In other words, the online world is not a “cyberreality,” certainly not in the retail environment. It is a sales ecosystem with its own rules. 

Leslie Lorenz, Industry Principal, Retail GTM at Snowflake, notes that online shopping will attract those who are comfortable with “fast shopping” try-and-return sales experiences, and with one-click shopping and other variants that put a big emphasis on trust—your own and the brand’s. 

“It’s a different experience with brands that change how you actually build product into your channels. It used to be you had online and you had in-store. And online meant on your company website. Now there’s shopping on Facebook, Instagram, and more.” 
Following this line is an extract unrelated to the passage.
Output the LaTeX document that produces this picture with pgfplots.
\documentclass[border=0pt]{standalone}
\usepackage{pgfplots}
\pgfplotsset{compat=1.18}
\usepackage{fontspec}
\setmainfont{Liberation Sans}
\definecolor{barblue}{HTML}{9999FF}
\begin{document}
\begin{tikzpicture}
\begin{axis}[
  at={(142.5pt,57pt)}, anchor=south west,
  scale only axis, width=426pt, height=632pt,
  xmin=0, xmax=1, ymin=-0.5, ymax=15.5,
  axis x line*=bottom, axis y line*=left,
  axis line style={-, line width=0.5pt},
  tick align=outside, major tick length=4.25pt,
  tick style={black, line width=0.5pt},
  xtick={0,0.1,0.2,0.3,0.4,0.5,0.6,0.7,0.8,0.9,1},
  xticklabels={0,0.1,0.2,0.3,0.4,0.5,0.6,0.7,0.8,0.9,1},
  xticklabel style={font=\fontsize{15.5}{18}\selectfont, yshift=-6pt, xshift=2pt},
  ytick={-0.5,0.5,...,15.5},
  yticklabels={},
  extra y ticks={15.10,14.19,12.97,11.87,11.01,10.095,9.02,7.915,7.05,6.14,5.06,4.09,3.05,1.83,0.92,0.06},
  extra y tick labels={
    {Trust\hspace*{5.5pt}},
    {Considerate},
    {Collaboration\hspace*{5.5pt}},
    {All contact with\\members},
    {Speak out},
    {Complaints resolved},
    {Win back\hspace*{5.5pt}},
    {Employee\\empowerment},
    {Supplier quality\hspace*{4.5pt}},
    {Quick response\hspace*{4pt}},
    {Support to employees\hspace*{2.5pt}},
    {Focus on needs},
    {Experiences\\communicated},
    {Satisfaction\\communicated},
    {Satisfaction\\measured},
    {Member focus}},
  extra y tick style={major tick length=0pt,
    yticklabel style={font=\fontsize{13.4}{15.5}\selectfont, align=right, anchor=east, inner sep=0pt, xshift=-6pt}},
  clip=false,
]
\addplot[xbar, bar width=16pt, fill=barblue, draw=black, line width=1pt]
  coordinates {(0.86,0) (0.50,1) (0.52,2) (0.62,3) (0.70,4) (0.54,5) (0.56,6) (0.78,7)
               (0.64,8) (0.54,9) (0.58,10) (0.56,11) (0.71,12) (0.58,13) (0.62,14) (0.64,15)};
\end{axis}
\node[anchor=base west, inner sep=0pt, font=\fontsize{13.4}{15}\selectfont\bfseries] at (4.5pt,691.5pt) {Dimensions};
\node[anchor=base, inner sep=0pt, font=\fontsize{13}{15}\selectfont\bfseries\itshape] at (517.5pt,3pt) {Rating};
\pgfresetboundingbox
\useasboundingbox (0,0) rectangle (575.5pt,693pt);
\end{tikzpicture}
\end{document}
Retailers Must Approach In-store and Online Retail Differently

All of these physiological considerations, and how they affect psychology and decision-making, add up to mean retailers must separate their assumptions about in-store and online retail. Online retail can’t be thought of as mere pictures of the real world. Conversely, the world of their physical stores need to retain an almost neolithic sense of physical interactions, something primal. 

Sellers need to accept that their online existence is a retail space where they meet their customers, leaning far more heavily on concepts and interactions than on physicality. And their stores are a place where endcaps full of Hershey’s chocolate bars can alter a customer’s relationship with the divine, and the disposable razor aisle can be where customers find a surprising world of comfort. 

This is a world of change and will only reward those retailers who can change with it.